● **Source code of charts**
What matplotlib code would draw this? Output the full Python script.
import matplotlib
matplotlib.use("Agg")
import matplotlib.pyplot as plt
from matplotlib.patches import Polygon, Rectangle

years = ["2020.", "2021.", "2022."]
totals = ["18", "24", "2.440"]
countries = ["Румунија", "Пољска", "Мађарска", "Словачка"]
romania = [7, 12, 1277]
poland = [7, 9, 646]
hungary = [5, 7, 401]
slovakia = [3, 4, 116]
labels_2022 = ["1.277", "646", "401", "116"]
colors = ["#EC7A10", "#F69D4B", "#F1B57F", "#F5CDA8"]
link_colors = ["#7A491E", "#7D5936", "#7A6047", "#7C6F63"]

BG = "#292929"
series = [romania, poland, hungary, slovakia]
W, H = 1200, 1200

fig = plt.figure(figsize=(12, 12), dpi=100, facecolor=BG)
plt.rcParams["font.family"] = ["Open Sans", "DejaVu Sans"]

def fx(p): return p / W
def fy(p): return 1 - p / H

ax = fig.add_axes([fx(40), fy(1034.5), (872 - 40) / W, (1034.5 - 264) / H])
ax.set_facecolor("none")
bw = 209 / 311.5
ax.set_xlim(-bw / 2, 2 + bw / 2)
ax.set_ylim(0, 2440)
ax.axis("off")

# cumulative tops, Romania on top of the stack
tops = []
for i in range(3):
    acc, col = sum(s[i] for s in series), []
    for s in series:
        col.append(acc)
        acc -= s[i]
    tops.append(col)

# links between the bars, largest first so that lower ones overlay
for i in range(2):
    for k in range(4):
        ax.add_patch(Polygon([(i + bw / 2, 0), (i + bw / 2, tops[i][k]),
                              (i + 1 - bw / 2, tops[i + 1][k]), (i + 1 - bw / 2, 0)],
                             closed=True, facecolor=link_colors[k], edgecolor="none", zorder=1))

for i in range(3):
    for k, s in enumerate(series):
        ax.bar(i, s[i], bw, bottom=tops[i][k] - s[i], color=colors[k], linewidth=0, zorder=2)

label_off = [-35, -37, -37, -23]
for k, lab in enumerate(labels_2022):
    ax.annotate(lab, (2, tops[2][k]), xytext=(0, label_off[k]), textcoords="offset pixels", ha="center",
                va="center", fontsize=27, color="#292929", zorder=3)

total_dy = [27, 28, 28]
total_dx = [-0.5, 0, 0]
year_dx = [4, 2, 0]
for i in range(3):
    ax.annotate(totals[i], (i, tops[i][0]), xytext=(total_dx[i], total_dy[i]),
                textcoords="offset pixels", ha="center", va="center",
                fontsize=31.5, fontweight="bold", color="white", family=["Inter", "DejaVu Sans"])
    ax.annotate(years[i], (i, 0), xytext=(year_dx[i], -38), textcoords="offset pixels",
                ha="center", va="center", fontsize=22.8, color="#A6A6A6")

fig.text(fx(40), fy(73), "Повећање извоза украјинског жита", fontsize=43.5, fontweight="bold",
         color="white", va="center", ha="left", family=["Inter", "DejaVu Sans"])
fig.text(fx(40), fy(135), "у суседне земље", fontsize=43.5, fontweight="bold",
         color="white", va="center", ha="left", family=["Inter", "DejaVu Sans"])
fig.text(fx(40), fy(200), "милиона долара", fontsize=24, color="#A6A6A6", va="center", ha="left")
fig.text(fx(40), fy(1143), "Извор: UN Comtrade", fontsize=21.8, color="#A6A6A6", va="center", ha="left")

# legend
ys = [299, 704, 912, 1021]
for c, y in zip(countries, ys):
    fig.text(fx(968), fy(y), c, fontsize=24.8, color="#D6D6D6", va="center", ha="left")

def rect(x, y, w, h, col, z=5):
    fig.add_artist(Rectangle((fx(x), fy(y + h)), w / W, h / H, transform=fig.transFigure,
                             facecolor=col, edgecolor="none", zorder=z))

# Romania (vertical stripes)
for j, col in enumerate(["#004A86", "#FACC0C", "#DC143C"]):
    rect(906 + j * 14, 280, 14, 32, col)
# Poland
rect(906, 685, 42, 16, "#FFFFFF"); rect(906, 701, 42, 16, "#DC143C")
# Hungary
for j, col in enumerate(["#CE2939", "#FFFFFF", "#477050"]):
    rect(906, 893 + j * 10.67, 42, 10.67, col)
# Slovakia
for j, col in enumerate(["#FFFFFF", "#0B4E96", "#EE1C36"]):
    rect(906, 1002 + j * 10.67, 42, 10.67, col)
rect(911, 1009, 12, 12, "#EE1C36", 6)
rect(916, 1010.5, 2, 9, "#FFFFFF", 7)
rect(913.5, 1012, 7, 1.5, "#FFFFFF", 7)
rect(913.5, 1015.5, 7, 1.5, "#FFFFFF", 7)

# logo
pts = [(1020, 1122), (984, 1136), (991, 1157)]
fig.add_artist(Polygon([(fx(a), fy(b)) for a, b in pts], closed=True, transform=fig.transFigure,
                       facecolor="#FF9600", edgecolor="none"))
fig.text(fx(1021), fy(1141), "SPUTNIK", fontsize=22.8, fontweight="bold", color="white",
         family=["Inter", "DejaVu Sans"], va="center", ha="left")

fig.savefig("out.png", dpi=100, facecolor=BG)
---
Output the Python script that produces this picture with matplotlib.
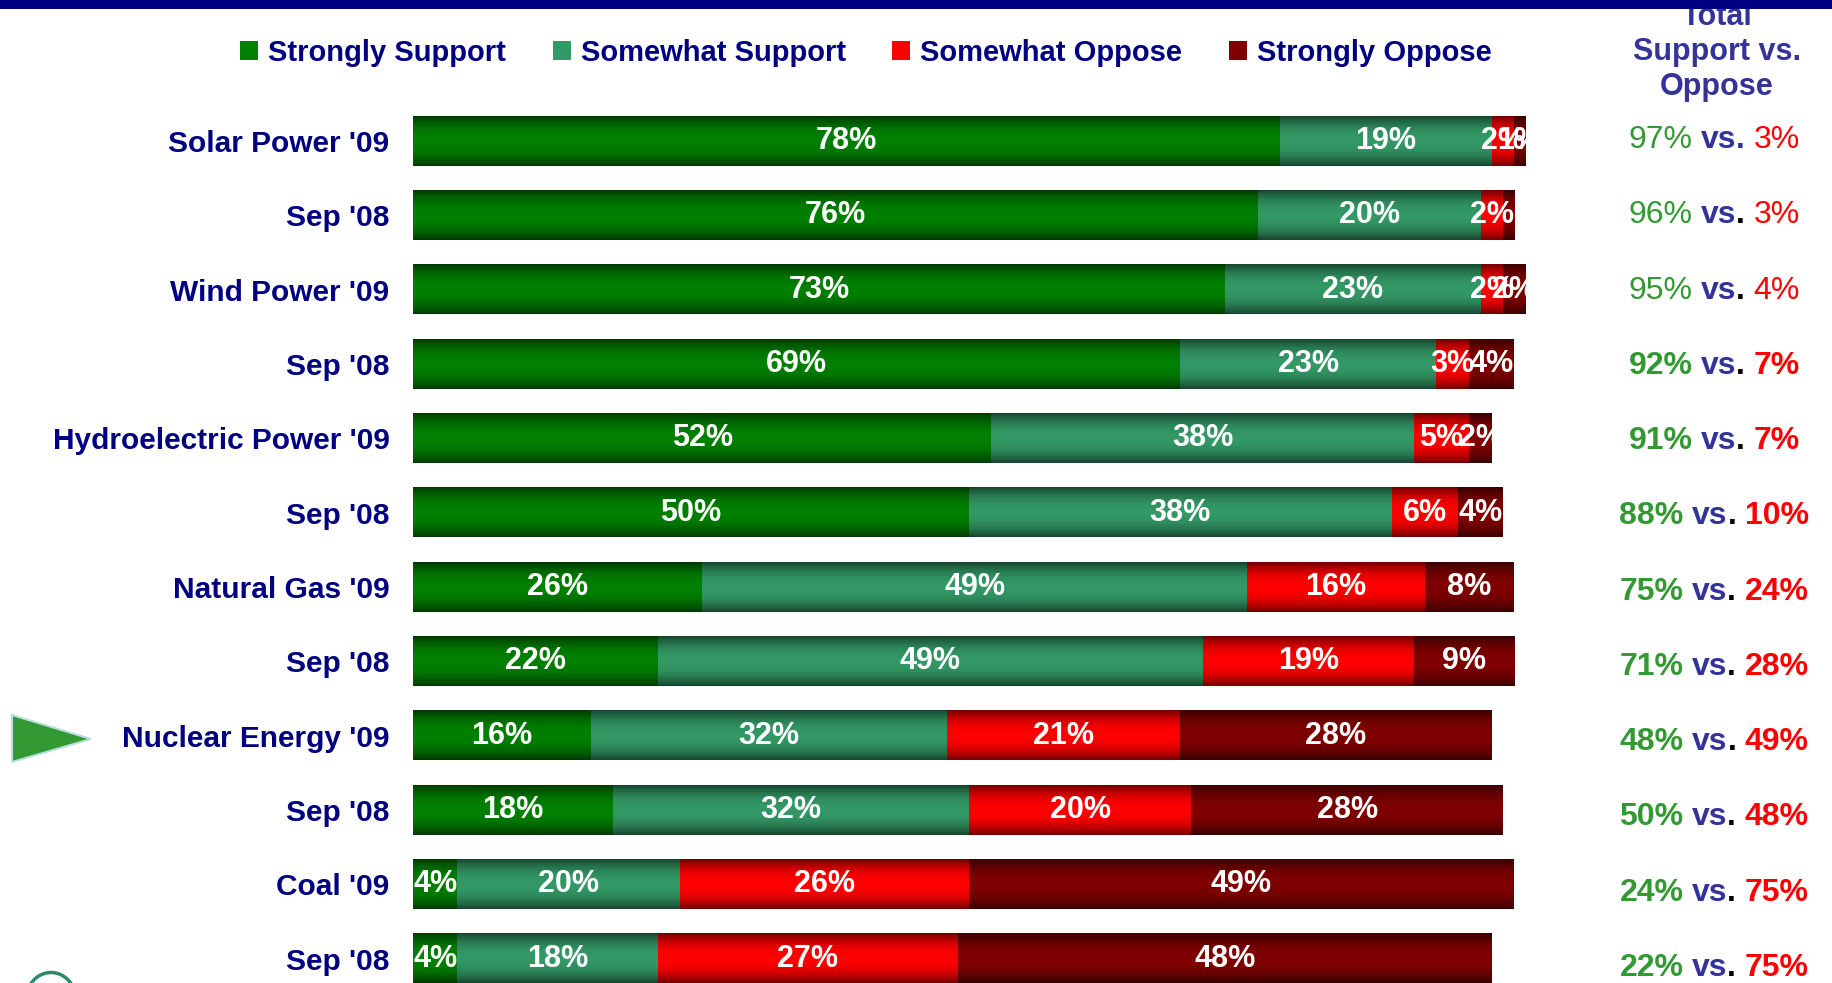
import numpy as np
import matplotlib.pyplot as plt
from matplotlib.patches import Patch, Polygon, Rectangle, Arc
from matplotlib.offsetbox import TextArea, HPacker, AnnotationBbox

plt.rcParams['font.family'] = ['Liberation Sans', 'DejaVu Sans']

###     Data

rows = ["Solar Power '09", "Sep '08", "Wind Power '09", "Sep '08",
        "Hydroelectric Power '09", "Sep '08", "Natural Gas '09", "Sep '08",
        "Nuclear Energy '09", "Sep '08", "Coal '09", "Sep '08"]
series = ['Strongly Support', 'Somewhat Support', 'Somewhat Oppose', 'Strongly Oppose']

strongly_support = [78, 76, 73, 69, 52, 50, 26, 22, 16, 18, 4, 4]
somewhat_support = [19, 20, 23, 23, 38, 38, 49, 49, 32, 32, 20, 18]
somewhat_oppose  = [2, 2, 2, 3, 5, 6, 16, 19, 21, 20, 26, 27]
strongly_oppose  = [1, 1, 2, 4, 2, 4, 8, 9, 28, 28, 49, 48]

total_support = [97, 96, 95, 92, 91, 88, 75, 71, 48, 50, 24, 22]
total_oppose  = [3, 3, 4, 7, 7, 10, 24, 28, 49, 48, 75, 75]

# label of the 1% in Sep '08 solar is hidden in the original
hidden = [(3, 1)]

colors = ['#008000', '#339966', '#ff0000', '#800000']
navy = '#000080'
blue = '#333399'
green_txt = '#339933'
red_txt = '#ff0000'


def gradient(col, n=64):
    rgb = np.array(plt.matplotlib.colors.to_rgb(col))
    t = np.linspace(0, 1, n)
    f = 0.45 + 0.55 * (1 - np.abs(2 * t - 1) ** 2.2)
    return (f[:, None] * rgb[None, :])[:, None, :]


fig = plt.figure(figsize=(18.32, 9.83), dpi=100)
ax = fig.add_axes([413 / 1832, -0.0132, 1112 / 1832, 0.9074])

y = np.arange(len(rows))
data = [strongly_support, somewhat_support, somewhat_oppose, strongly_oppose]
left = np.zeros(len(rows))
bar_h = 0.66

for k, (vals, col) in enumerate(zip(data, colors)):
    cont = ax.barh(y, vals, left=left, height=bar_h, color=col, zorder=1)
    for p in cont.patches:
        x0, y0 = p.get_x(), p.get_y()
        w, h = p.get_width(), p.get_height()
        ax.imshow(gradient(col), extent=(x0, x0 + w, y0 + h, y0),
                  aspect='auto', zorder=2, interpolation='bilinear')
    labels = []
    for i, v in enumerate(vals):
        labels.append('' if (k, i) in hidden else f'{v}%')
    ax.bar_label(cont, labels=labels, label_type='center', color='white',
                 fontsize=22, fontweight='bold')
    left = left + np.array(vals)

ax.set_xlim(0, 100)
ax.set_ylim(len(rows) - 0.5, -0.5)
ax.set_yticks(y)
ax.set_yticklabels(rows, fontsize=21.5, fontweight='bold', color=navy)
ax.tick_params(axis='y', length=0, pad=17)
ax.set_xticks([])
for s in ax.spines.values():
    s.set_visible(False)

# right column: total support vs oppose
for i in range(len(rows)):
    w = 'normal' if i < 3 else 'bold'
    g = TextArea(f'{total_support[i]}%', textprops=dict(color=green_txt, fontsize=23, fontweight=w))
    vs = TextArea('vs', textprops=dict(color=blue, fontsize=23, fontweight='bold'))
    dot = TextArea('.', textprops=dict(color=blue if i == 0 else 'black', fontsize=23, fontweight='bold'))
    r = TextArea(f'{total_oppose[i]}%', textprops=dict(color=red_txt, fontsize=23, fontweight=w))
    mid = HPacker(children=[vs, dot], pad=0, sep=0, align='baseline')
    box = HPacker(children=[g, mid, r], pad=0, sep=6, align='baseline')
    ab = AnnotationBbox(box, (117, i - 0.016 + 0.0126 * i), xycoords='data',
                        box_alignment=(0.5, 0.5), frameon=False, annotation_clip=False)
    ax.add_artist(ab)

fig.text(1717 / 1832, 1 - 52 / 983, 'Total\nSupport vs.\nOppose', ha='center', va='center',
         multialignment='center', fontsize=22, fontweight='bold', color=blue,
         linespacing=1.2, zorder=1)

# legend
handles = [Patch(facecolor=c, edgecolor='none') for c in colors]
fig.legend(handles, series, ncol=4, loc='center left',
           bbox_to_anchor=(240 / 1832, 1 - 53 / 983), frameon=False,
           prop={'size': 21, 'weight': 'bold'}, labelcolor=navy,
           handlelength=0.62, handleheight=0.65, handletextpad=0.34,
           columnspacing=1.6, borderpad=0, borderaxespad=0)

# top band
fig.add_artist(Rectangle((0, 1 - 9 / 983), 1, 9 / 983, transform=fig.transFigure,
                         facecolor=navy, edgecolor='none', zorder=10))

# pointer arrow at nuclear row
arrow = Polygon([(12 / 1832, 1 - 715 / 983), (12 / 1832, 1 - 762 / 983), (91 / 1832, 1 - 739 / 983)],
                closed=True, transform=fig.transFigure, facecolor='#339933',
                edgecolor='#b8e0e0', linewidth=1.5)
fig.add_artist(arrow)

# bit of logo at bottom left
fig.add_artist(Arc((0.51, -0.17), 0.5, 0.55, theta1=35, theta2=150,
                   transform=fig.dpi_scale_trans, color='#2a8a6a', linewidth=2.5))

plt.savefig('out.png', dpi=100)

● **REQUIREMENTS**
Print out, exactly and with nothing added, the lines starting at the line holding "Output the Python" and ending at the line holding "28, 49, 48]", minus any pictures.

● **WRITTEN SOLUTION**
Output the Python script that produces this picture with matplotlib.
import numpy as np
import matplotlib.pyplot as plt
from matplotlib.patches import Patch, Polygon, Rectangle, Arc
from matplotlib.offsetbox import TextArea, HPacker, AnnotationBbox

plt.rcParams['font.family'] = ['Liberation Sans', 'DejaVu Sans']

###     Data

rows = ["Solar Power '09", "Sep '08", "Wind Power '09", "Sep '08",
        "Hydroelectric Power '09", "Sep '08", "Natural Gas '09", "Sep '08",
        "Nuclear Energy '09", "Sep '08", "Coal '09", "Sep '08"]
series = ['Strongly Support', 'Somewhat Support', 'Somewhat Oppose', 'Strongly Oppose']

strongly_support = [78, 76, 73, 69, 52, 50, 26, 22, 16, 18, 4, 4]
somewhat_support = [19, 20, 23, 23, 38, 38, 49, 49, 32, 32, 20, 18]
somewhat_oppose  = [2, 2, 2, 3, 5, 6, 16, 19, 21, 20, 26, 27]
strongly_oppose  = [1, 1, 2, 4, 2, 4, 8, 9, 28, 28, 49, 48]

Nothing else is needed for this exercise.